** start of SOURCE DATA **

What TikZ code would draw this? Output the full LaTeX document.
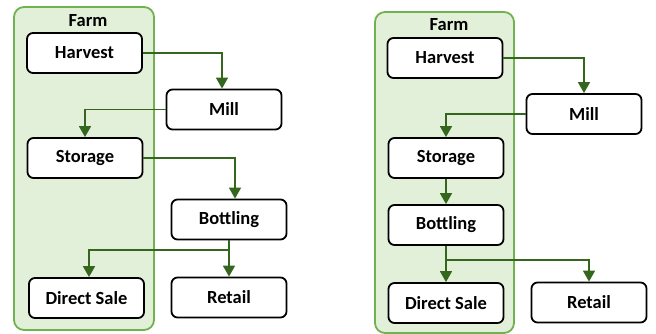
\documentclass[tikz,border=0pt]{standalone}
\usepackage{fontspec}
\setmainfont{Carlito}
\usepackage{tikz}
\usetikzlibrary{arrows.meta, positioning}
\definecolor{farmborder}{RGB}{112, 178, 78}
\definecolor{farmfill}{RGB}{226, 240, 217}
\definecolor{flowgreen}{RGB}{52, 102, 30}

\begin{document}
\begin{tikzpicture}[
    x=1pt, y=-1pt,
    every node/.style={font=\fontsize{18.5}{21}\selectfont\bfseries},
    stage/.style={rectangle, rounded corners=6pt, draw=black, line width=1.8pt, fill=white, minimum width=115pt, minimum height=40pt},
    flow/.style={draw=flowgreen, line width=1.6pt, -{Triangle[width=12pt, length=11pt]}}
]
\useasboundingbox (0,0) rectangle (656,334);

% farm containers
\foreach \name/\xa/\ya/\xb/\yb in {lfarm/14/7/154/330, rfarm/375/12/514/333} {
    \draw[farmborder, fill=farmfill, line width=1.8pt, rounded corners=10pt] (\xa,\ya) rectangle (\xb,\yb);
}

% left diagram
\node (lfarmlabel) at (88, 21) {Farm};
\node[stage] (lharvest) at (84.5, 53) {Harvest};
\node[stage] (lmill) at (224, 109.5) {Mill};
\node[stage] (lstorage) at (85, 158) {Storage};
\node[stage] (lbottling) at (229, 219.5) {Bottling};
\node[stage] (ldirect) at (86.5, 298) {Direct Sale};
\node[stage] (lretail) at (229, 297.5) {Retail};
\coordinate (lsplit) at (229, 250);

\draw[flow] (lharvest.east) -| ([xshift=-2pt]lmill.north);
\draw[flow] (lmill.west) -| (lstorage.north);
\draw[flow] (lstorage.east) -| ([xshift=6pt]lbottling.north);
\draw[flow] (lbottling.south) -- (lretail.north);
\draw[flow] (lsplit) -| ([xshift=2.5pt]ldirect.north);

% right diagram
\node (rfarmlabel) at (449, 25) {Farm};
\node[stage] (rharvest) at (445, 58) {Harvest};
\node[stage] (rmill) at (584, 114) {Mill};
\node[stage] (rstorage) at (446, 158) {Storage};
\node[stage] (rbottling) at (446, 225) {Bottling};
\node[stage] (rdirect) at (446, 303) {Direct Sale};
\node[stage] (rretail) at (589, 302.5) {Retail};
\coordinate (rsplit) at (446, 260);

\draw[flow] (rharvest.east) -| (rmill.north);
\draw[flow] (rmill.west) -| (rstorage.north);
\draw[flow] (rstorage.south) -- (rbottling.north);
\draw[flow] (rbottling.south) -- (rdirect.north);
\draw[flow] (rsplit) -| (rretail.north);

\end{tikzpicture}
\end{document}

** end of SOURCE DATA **

• **EXERCISE**: Repeat the listing above exactly, with no pictures.

• **TASK RESULT**:
What TikZ code would draw this? Output the full LaTeX document.
\documentclass[tikz,border=0pt]{standalone}
\usepackage{fontspec}
\setmainfont{Carlito}
\usepackage{tikz}
\usetikzlibrary{arrows.meta, positioning}
\definecolor{farmborder}{RGB}{112, 178, 78}
\definecolor{farmfill}{RGB}{226, 240, 217}
\definecolor{flowgreen}{RGB}{52, 102, 30}

\begin{document}
\begin{tikzpicture}[
    x=1pt, y=-1pt,
    every node/.style={font=\fontsize{18.5}{21}\selectfont\bfseries},
    stage/.style={rectangle, rounded corners=6pt, draw=black, line width=1.8pt, fill=white, minimum width=115pt, minimum height=40pt},
    flow/.style={draw=flowgreen, line width=1.6pt, -{Triangle[width=12pt, length=11pt]}}
]
\useasboundingbox (0,0) rectangle (656,334);

% farm containers
\foreach \name/\xa/\ya/\xb/\yb in {lfarm/14/7/154/330, rfarm/375/12/514/333} {
    \draw[farmborder, fill=farmfill, line width=1.8pt, rounded corners=10pt] (\xa,\ya) rectangle (\xb,\yb);
}

% left diagram
\node (lfarmlabel) at (88, 21) {Farm};
\node[stage] (lharvest) at (84.5, 53) {Harvest};
\node[stage] (lmill) at (224, 109.5) {Mill};
\node[stage] (lstorage) at (85, 158) {Storage};
\node[stage] (lbottling) at (229, 219.5) {Bottling};
\node[stage] (ldirect) at (86.5, 298) {Direct Sale};
\node[stage] (lretail) at (229, 297.5) {Retail};
\coordinate (lsplit) at (229, 250);

\draw[flow] (lharvest.east) -| ([xshift=-2pt]lmill.north);
\draw[flow] (lmill.west) -| (lstorage.north);
\draw[flow] (lstorage.east) -| ([xshift=6pt]lbottling.north);
\draw[flow] (lbottling.south) -- (lretail.north);
\draw[flow] (lsplit) -| ([xshift=2.5pt]ldirect.north);

% right diagram
\node (rfarmlabel) at (449, 25) {Farm};
\node[stage] (rharvest) at (445, 58) {Harvest};
\node[stage] (rmill) at (584, 114) {Mill};
\node[stage] (rstorage) at (446, 158) {Storage};
\node[stage] (rbottling) at (446, 225) {Bottling};
\node[stage] (rdirect) at (446, 303) {Direct Sale};
\node[stage] (rretail) at (589, 302.5) {Retail};
\coordinate (rsplit) at (446, 260);

\draw[flow] (rharvest.east) -| (rmill.north);
\draw[flow] (rmill.west) -| (rstorage.north);
\draw[flow] (rstorage.south) -- (rbottling.north);
\draw[flow] (rbottling.south) -- (rdirect.north);
\draw[flow] (rsplit) -| (rretail.north);

\end{tikzpicture}
\end{document}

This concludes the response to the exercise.